AD Behavioral Modeling: Lane Change Intent Prediction

This project implements a machine learning pipeline to predict vehicle lane change intent using the NGSIM (US-101 and I-80) trajectory datasets. The objective is to predict lane change intent as "Left" and "Right" before they occur using a 5-second prediction horizon. Data can be downloaded from here https://data.transportation.gov/Automobiles/Next-Generation-Simulation-NGSIM-Vehicle-Trajector/8ect-6jqj/about_data

Project Structure

• data/: Raw NGSIM trajectory data (US-101 and I-80).
• preprocess.py: Loads raw data, adds lane change intent labels with a 5s horizon, and applies physical lane-boundary constraints.
• models/:
  • rfclassifier.py: OOP-based Random Forest implementation including threshold optimization and model persistence.
  • ltsm.py: Sequential trajectory modeling (Next Steps).
• notebooks/: Playground area for jupyter notebooks and data exploration.
• results/: Logged runs containing Feature Importance plots, Confusion Matrices, and metrics_report.png.
• utils/:
  • data_prep.py: Handles vehicle-based splitting and sampling_keep_factor to prevent data leakage.
  • visualize.py: BEV (Bird’s Eye View) trajectory visualization.
• main.py: Orchestration script for the end-to-end pipeline.

Experimental Trials & Best Results

The model underwent iterative tuning to address the high noise floor in the NGSIM dataset and significant class imbalance.

Top Performance Metrics (Random Forest)

Class	Precision	Recall	F1-Score	Support
None (0)	0.98	0.99	0.98	1,698,261
Left (1)	0.49	0.43	0.46	38,805
Right (2)	0.35	0.26	0.30	14,462

• Optimal Thresholds: Left: 0.8052 | Right: 0.8442.
• Best Weights: {0: 1.0, 1: 3.0, 2: 10.0}.

Why "Left" outperforms "Right"?

In highway trajectory data, Left lane changes are typically more aggressive (overtaking), resulting in higher lateral velocity ($v_{lat}$) and clearer closing gaps. Right lane changes are often "lazier" (yielding or exiting), making them harder to distinguish from lane-drifting noise.

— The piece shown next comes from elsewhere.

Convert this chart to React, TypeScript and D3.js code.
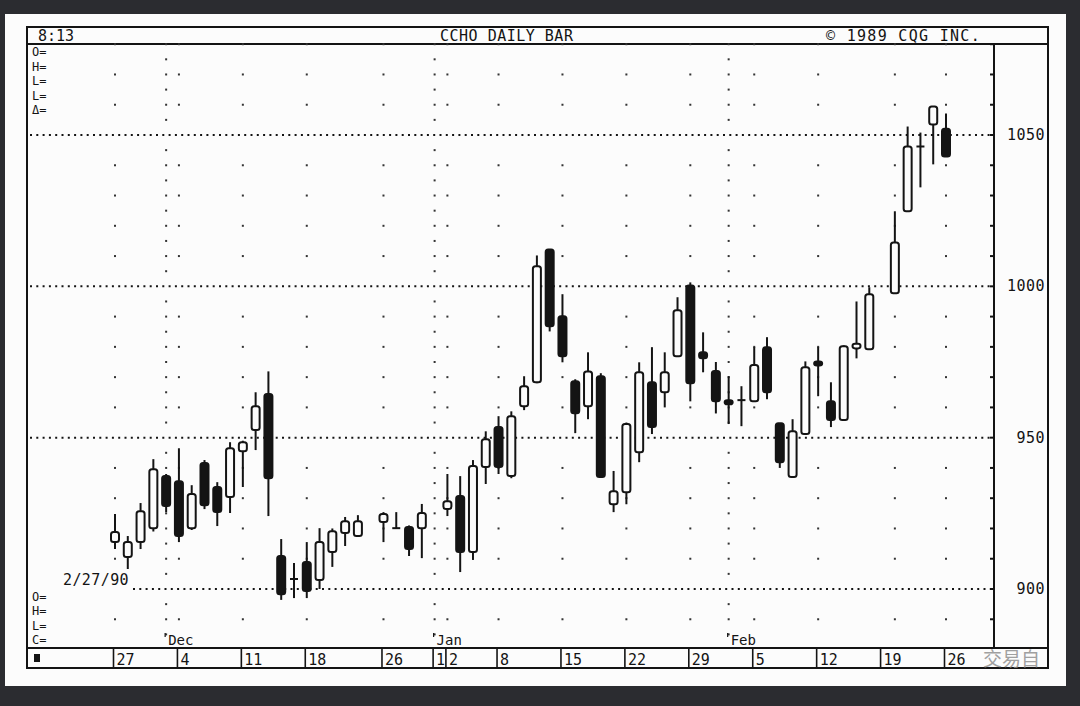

Key Insights & Feature Evolution

1. The Sensor Paradox: Raw, unclipped v_lat yielded better precision than filtered data, as the Random Forest utilized sensor "spikes" as early indicators of boundary crossing.
2. Contextual Logic: Adding Lane_ID and binary flags like can_go_right significantly improved precision by acting as physical logic gates.
3. Temporal Features: The addition of `v_lat_lag

Next Steps: LSTM Transition

To move beyond the current 0.46 (Left) and 0.30 (Right) F1-scores, the project is transitioning to a Long Short-Term Memory (LSTM) model to:

• Process trajectories as continuous temporal sequences rather than independent frames.
• Utilize hidden states to maintain long-term driving context.
• Improve "Interaction Awareness" by modeling how surrounding vehicle gaps influence intent over time.